You may not need every document on day one, but having the right ones in place early can save you a lot of time (and cost) later - especially if you start scaling quickly or bringing new people into the business.
What Laws Do Startups Need To Think About After Company Registration?
Registering your company gives you a legal structure. But running a company day-to-day means operating within the laws that apply to your industry, your customers, and your team.
Here are some of the key areas many startups and small businesses need to keep on their radar.
Australian Consumer Law (ACL)
If you’re selling products or services to customers, the Australian Consumer Law (ACL) will likely apply.
It covers things like:
- refunds and returns,
- warranties and consumer guarantees,
- misleading or deceptive conduct, and
- unfair contract terms (particularly relevant for standard form customer contracts).
Getting your advertising, customer terms, and complaint-handling processes right from the start helps you build trust - and reduces the risk of disputes.

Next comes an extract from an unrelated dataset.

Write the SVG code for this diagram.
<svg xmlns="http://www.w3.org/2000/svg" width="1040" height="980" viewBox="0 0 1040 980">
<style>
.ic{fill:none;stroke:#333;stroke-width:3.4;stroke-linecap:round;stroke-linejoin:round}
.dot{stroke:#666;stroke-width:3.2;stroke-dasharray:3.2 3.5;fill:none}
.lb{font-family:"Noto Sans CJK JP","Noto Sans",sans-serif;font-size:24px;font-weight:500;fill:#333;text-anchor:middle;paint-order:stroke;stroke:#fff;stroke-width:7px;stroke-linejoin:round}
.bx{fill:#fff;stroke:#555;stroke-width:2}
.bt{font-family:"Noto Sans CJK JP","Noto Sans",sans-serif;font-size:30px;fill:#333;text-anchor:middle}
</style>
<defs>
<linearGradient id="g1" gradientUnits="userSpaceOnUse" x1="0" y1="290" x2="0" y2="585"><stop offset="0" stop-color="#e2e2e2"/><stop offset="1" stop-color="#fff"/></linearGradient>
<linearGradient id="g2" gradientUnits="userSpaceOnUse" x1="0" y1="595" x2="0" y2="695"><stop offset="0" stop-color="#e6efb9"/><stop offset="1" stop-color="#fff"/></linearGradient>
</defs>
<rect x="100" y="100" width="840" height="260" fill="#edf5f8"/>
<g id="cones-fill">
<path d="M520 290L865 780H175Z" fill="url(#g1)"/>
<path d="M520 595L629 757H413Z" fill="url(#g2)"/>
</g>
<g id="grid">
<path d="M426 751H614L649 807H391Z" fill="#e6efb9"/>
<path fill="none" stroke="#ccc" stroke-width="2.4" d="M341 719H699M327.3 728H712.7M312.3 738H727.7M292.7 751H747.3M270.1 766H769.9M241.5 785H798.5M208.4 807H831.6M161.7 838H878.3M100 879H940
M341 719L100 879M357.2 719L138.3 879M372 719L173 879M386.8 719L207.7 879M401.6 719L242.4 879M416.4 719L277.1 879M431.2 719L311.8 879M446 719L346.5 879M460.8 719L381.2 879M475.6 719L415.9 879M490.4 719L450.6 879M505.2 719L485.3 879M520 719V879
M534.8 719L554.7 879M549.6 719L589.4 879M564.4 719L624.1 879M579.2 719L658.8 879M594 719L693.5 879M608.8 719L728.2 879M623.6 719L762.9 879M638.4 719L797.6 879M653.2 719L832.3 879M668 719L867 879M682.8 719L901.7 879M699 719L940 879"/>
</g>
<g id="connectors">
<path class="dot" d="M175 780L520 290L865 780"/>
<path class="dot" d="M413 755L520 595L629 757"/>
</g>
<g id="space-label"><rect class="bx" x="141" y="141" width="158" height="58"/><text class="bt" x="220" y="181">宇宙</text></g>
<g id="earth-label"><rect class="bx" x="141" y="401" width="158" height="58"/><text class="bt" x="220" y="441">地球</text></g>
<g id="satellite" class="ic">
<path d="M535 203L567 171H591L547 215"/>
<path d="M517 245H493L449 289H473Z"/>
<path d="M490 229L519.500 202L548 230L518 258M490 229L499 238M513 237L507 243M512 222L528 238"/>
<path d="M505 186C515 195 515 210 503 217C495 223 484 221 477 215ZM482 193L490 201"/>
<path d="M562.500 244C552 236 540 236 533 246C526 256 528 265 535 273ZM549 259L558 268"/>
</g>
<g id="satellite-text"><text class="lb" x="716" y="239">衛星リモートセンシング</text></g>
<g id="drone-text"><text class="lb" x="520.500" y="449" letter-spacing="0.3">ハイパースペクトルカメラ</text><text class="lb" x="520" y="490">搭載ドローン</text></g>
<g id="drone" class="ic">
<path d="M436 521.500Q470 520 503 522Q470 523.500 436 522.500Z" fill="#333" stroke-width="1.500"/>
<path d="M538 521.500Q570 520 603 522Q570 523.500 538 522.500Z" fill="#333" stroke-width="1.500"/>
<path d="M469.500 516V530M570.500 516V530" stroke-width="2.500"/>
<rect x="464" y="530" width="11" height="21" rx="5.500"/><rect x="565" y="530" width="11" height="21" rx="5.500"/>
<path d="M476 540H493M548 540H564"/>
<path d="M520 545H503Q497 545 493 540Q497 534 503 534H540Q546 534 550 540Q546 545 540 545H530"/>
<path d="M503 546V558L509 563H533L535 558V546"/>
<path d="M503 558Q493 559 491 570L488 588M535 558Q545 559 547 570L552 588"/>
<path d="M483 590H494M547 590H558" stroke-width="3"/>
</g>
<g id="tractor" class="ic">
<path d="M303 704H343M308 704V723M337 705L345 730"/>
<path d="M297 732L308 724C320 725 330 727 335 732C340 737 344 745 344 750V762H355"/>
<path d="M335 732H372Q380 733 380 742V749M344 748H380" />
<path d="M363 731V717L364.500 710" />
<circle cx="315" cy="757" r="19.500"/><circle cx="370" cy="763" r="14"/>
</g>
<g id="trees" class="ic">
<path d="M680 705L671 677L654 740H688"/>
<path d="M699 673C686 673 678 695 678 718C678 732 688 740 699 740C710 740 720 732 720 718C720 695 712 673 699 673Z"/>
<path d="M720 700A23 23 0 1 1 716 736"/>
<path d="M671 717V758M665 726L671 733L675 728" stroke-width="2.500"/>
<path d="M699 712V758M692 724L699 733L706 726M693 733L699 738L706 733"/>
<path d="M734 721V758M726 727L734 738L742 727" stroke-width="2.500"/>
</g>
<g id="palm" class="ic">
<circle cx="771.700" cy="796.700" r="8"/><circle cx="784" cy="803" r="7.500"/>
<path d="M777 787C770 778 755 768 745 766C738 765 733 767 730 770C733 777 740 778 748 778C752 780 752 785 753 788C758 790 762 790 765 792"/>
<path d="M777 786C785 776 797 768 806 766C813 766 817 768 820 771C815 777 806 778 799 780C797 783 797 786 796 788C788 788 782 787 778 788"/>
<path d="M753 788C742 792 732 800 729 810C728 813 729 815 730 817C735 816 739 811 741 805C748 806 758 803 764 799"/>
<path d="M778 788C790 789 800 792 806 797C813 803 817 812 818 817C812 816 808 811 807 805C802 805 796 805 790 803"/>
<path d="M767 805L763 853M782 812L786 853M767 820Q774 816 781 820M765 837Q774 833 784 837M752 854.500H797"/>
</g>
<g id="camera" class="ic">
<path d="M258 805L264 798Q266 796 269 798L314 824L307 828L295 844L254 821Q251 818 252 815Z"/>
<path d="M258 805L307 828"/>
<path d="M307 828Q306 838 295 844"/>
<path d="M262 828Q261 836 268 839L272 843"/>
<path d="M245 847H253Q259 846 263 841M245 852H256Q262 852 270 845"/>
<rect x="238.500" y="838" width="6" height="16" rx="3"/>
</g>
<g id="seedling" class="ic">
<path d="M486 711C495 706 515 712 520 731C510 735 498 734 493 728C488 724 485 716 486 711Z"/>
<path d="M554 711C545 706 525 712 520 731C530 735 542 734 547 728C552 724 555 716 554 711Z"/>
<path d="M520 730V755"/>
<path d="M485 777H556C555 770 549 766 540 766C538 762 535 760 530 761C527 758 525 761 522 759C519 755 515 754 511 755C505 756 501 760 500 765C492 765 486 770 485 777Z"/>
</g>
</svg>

Employment Law And Fair Work Compliance
If you hire employees, you’ll need to comply with Fair Work requirements (including minimum entitlements, awards where applicable, and correct payroll setup).
This is an area where small mistakes can become expensive, so it’s worth setting up proper contracts and policies early rather than trying to “patch it later”.

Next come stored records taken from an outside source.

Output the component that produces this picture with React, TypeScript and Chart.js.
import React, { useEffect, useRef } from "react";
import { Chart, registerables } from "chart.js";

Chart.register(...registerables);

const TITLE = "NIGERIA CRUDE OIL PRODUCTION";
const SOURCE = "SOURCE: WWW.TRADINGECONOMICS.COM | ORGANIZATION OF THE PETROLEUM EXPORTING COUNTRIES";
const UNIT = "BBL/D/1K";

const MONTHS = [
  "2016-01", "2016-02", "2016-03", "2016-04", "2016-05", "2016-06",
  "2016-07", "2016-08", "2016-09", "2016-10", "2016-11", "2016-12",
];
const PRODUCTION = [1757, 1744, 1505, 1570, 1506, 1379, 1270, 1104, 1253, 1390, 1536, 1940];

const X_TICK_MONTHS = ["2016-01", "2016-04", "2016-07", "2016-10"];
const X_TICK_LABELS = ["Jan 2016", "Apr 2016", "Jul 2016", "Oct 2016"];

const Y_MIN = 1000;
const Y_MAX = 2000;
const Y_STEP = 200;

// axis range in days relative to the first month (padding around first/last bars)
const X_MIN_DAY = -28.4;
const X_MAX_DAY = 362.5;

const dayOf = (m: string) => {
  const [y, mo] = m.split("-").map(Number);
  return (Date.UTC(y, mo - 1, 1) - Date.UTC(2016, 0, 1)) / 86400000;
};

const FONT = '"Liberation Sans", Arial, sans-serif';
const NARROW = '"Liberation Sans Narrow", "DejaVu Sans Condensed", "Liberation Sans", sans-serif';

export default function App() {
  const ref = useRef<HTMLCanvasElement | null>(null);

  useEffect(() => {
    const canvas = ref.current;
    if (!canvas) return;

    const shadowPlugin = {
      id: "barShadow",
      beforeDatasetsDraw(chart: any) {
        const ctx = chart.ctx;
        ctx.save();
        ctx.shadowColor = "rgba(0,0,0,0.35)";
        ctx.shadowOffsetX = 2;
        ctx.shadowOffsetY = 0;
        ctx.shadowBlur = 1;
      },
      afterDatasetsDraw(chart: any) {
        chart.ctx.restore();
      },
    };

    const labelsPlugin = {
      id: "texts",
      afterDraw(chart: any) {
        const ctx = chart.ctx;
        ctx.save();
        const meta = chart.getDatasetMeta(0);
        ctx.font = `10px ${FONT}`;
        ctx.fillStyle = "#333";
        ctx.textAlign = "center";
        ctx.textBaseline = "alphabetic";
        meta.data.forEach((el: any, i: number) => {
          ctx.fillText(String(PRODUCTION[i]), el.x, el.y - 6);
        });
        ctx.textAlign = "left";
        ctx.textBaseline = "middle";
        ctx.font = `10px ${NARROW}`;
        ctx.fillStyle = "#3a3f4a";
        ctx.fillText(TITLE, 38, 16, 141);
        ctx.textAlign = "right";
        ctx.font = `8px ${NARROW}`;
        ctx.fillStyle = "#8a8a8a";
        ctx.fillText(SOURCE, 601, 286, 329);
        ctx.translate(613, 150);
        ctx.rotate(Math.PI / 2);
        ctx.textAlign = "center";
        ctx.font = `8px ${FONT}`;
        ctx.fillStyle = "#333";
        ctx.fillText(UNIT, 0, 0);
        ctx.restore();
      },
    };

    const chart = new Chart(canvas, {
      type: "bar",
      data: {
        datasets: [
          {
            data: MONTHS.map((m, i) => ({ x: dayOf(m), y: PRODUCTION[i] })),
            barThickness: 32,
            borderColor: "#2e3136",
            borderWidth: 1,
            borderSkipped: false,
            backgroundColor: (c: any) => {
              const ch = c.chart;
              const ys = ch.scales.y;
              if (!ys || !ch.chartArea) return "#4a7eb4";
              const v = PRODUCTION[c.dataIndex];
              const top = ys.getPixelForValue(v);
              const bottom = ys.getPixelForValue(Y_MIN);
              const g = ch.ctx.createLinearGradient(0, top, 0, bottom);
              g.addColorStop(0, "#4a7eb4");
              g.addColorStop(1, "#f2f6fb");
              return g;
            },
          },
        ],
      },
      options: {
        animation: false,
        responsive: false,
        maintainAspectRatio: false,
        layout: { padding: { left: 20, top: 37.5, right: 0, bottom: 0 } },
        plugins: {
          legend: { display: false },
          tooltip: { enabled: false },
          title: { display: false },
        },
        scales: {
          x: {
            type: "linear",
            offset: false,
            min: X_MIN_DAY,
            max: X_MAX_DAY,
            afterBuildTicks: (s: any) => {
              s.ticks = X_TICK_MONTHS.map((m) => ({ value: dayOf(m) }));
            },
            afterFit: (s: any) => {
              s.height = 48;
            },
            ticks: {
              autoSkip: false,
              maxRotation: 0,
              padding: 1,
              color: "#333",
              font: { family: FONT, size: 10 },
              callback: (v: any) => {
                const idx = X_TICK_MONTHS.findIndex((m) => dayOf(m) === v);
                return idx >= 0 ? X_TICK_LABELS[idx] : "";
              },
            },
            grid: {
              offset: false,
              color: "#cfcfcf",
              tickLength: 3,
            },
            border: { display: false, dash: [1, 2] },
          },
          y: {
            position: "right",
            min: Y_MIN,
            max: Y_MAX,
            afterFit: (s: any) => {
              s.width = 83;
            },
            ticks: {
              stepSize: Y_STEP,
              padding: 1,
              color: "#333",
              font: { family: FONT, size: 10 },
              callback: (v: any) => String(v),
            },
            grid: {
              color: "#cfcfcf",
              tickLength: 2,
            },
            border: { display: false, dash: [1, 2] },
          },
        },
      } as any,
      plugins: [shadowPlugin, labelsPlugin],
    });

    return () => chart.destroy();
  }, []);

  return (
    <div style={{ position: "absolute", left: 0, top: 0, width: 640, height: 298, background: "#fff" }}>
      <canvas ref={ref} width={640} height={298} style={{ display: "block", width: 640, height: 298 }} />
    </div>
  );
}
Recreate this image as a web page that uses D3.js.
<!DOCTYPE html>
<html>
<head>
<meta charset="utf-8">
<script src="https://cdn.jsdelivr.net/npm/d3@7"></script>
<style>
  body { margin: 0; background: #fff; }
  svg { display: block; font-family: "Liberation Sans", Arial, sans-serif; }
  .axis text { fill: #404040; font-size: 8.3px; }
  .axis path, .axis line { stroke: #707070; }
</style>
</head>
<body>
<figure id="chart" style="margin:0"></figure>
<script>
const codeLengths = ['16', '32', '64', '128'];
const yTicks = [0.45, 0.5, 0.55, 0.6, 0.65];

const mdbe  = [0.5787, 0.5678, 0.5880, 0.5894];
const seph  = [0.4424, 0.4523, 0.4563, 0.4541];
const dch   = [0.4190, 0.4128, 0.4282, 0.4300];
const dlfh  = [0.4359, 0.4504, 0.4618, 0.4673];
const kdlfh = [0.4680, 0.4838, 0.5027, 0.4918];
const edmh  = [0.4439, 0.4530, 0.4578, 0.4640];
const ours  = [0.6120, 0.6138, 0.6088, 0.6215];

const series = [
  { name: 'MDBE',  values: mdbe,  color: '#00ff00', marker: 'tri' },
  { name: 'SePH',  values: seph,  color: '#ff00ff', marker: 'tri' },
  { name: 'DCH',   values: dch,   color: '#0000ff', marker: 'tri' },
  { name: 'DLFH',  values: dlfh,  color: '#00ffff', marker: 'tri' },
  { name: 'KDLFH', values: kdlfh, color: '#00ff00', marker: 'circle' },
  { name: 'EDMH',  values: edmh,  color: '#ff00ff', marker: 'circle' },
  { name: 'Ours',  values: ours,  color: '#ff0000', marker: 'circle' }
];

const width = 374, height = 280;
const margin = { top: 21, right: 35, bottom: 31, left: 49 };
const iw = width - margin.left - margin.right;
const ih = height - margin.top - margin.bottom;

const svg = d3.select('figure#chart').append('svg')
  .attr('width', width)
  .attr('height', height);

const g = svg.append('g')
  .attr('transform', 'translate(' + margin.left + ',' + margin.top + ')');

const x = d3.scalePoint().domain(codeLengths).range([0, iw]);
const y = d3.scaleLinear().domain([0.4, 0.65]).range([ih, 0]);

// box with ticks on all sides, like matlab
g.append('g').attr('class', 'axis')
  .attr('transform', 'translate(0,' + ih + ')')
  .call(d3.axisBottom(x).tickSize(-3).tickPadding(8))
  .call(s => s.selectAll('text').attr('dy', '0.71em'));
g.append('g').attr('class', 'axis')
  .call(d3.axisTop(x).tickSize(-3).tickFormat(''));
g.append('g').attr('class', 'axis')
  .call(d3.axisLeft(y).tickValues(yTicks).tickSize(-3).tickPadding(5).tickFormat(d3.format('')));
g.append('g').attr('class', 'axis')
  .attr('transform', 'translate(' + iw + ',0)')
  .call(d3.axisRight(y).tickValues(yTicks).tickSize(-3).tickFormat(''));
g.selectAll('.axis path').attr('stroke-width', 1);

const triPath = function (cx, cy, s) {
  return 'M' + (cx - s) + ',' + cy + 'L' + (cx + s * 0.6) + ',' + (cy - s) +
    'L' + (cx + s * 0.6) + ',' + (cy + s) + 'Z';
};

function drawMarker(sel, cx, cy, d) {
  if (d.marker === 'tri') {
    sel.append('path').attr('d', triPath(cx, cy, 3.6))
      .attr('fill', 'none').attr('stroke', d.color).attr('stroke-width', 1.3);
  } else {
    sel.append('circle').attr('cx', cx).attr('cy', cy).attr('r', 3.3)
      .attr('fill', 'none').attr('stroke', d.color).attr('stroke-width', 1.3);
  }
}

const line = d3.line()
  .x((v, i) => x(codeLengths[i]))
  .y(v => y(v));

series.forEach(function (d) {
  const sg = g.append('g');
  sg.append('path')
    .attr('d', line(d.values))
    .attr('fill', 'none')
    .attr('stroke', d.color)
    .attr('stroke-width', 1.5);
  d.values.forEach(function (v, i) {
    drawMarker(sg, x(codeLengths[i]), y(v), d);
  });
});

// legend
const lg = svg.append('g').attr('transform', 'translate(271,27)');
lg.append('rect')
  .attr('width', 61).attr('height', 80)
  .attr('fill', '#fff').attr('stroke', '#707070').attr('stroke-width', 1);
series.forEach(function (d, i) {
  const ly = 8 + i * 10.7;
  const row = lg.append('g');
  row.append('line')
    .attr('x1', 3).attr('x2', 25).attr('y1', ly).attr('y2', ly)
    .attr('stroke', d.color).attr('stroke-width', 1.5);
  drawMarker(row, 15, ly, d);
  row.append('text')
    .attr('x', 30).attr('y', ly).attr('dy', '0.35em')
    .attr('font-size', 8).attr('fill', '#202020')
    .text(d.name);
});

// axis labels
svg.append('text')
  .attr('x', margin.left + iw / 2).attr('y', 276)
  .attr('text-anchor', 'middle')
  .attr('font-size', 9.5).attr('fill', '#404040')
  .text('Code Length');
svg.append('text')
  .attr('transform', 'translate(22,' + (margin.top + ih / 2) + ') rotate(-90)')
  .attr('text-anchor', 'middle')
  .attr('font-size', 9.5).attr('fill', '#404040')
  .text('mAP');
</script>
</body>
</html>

Privacy And Data Protection
Most startups collect personal data in some form - even if it’s just customer enquiries, email addresses, or analytics tools on your website.
Depending on your business (including your turnover and the type of information you handle), you may have specific obligations under Australian privacy laws. Even where the Privacy Act doesn’t apply, having good privacy practices in place can reduce risk and help build customer trust.

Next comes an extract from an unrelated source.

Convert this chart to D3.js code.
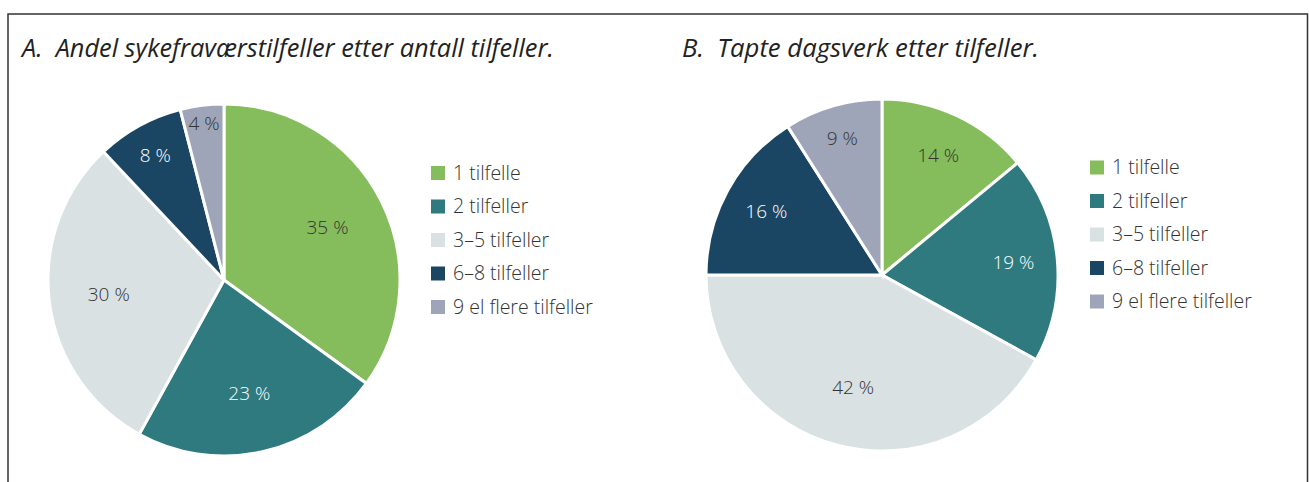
<!DOCTYPE html>
<html>
<head>
<meta charset="utf-8">
<script src="https://cdn.jsdelivr.net/npm/d3@7"></script>
<style>
  body { margin: 0; background: #fff; }
  svg { display: block; font-family: "Open Sans", sans-serif; }
</style>
</head>
<body>
<svg width="1309" height="482"></svg>
<script>
// categories and values
const categories = ["1 tilfelle", "2 tilfeller", "3\u20135 tilfeller", "6\u20138 tilfeller", "9 el flere tilfeller"];
const valuesA = [35, 23, 30, 8, 4];
const valuesB = [14, 19, 42, 16, 9];
const titleA = "A.\u00a0 Andel sykefraværstilfeller etter antall tilfeller.";
const titleB = "B.\u00a0 Tapte dagsverk etter tilfeller.";
const colors = ["#86bd5c", "#2e7a7f", "#d9e1e3", "#1a4663", "#9fa5b8"];
const labelColors = ["#333", "#fff", "#333", "#fff", "#333"];

let svg = d3.select("svg");

// frame
svg.append("path")
  .attr("d", "M8,500 V14 H1307.5 V500")
  .attr("fill", "none")
  .attr("stroke", "#333")
  .attr("stroke-width", 1.5);

let pie = d3.pie().sort(null).value(d => d);
let radius = 176;
let arc = d3.arc().innerRadius(0).outerRadius(radius);

function drawPanel(opts) {
  let g = svg.append("g");

  g.append("text")
    .attr("x", opts.titleX)
    .attr("y", 57)
    .attr("font-size", opts.titleSize)
    .attr("font-style", "italic")
    .attr("fill", "#222")
    .text(opts.title);

  let pg = g.append("g")
    .attr("transform", "translate(" + opts.cx + "," + opts.cy + ")");

  let arcs = pie(opts.values);

  pg.selectAll("path")
    .data(arcs)
    .enter()
    .append("path")
    .attr("d", arc)
    .attr("fill", (d, i) => colors[i])
    .attr("stroke", "#fff")
    .attr("stroke-width", 3)
    .attr("stroke-linejoin", "miter");

  // labels: small slices pushed toward the rim
  pg.selectAll("text")
    .data(arcs)
    .enter()
    .append("text")
    .attr("transform", function(d) {
      let frac = (d.endAngle - d.startAngle) / (2 * Math.PI);
      let k = frac < 0.05 ? 0.9 : frac < 0.1 ? 0.81 : frac < 0.2 ? 0.75 : 0.66;
      let a = (d.startAngle + d.endAngle) / 2;
      return "translate(" + (Math.sin(a) * radius * k) + "," + (-Math.cos(a) * radius * k) + ")";
    })
    .attr("text-anchor", "middle")
    .attr("dy", "0.35em")
    .attr("font-size", "19px")
    .attr("font-weight", 300)
    .attr("fill", (d, i) => labelColors[i])
    .text(d => d.data + " %");

  // legend
  let y = d3.scalePoint()
    .domain(categories)
    .range([opts.legendY, opts.legendY + 4 * 33.5]);

  let lg = g.append("g");
  let rows = lg.selectAll("g")
    .data(categories)
    .enter()
    .append("g")
    .attr("transform", d => "translate(" + opts.legendX + "," + y(d) + ")");

  rows.append("rect")
    .attr("x", 0)
    .attr("y", -7)
    .attr("width", 14)
    .attr("height", 14)
    .attr("fill", (d, i) => colors[i]);

  rows.append("text")
    .attr("x", 22)
    .attr("dy", "0.35em")
    .attr("font-size", "19.5px")
    .attr("font-weight", 300)
    .attr("fill", "#333")
    .text(d => d);
}

drawPanel({ title: titleA, titleX: 22, titleSize: "25.3px", values: valuesA, cx: 224, cy: 280, legendX: 431, legendY: 173 });
drawPanel({ title: titleB, titleX: 682, titleSize: "25.7px", values: valuesB, cx: 882, cy: 275, legendX: 1090, legendY: 167.5 });
</script>
</body>
</html>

Intellectual Property (IP)
Your IP might include:
- your brand name and logo,
- your website content,
- your software code,
- your product designs, and
- your business processes and know-how.
Make sure your contracts clearly state who owns what - especially when external contractors or collaborators are involved.
Ongoing ASIC And Corporate Obligations
Once registered, a company must keep up with ongoing corporate admin, such as:
- keeping company details up to date (like address, directors, and shareholders),
- paying annual ASIC review fees,
- maintaining proper records, and
- meeting director duties.
This doesn’t need to be overwhelming - but it does need a system. It’s much easier when you build good habits early.
Key Takeaways
- Registering a company can be a great fit if you’re planning to grow, bring on co-founders or investors, or want clearer separation between you and the business - but it’s important to choose the right structure for your situation.
- Company registration happens through ASIC, and you’ll typically deal with both an ACN (company identifier) and ABN (business/tax identifier), plus potentially a business name if you trade under a different brand.
- Decisions like share structure, director appointments, and whether you use a constitution are foundational - getting them right early can prevent costly disputes later.
- After registration, it’s important to set up governance, use correct company details on documents, and put the right contracts in place before you scale or hire.
- Common legal priorities for startups include Australian Consumer Law compliance, privacy considerations, employment law, and protecting your intellectual property.
- Strong legal documents (like customer terms, a privacy policy where appropriate, and founder agreements) help reduce risk and make your business easier to run.
Note: This article is general information only and is not tax or accounting advice. For advice on ABN/TFN/GST/PAYG registrations and tax setup for your specific circumstances, you should speak with an accountant or registered tax agent.